What modern methods and technologies are you using that were not available for previous Akkadian dictionaries?
The dictionaries currently used in Ancient Near East Studies consist of many printed volumes. Their editors still worked with index cards and filing boxes. The disadvantages of these books are numerous: cumbersome to use, hard to update, expensive. With this in mind, it makes sense to use modern information technology.
The Leipzig Akkadian Dictionary will be created as a freely accessible online database. Anyone will be able to use it for free. Search functions will allow users to find a word, its translation, and its occurrences in different texts in seconds. Links will connect the dictionary to digital and online collections of cuneiform texts. Last but not least, since our knowledge is constantly improving, it will always be easy to incorporate corrections and additions.

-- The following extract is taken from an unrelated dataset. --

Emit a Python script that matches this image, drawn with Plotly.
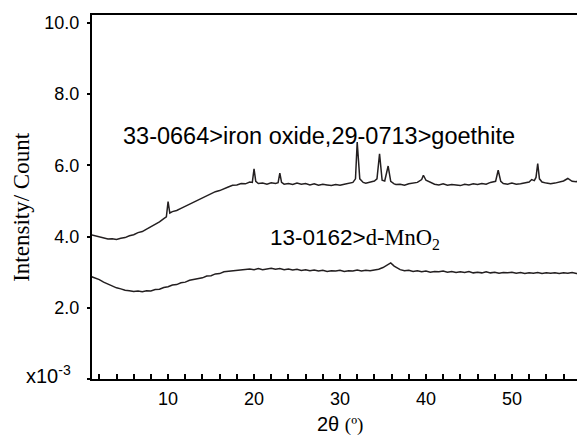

What’s more, the older printed dictionaries will be digitised and integrated into the Leipzig Akkadian Dictionary.
Running for 17 years, the Leipzig Akkadian Dictionary is a real long-term project. What makes this research so time-consuming?
In recent decades, tens of thousands of new cuneiform texts – previously untranslated and stored in museum cellars or discovered during archaeological excavations in the Middle East and not listed in any dictionary – have come to the attention of scholars.
The main task of the small dictionary team will be to read and translate these many texts, searching like a detective for new words, discovering new meanings of already known words and tracing the history of each word in the cuneiform texts. From simple receipts to tales of the Great Flood, these can be all kinds of texts, sometimes difficult to understand.
The Leipzig Akkadian Dictionary will be a reference dictionary: the Akkadian words will not only be translated into several languages (English, German, French and Arabic are planned), but it will also show in which texts and contexts they appear. Such a dictionary is a major academic undertaking.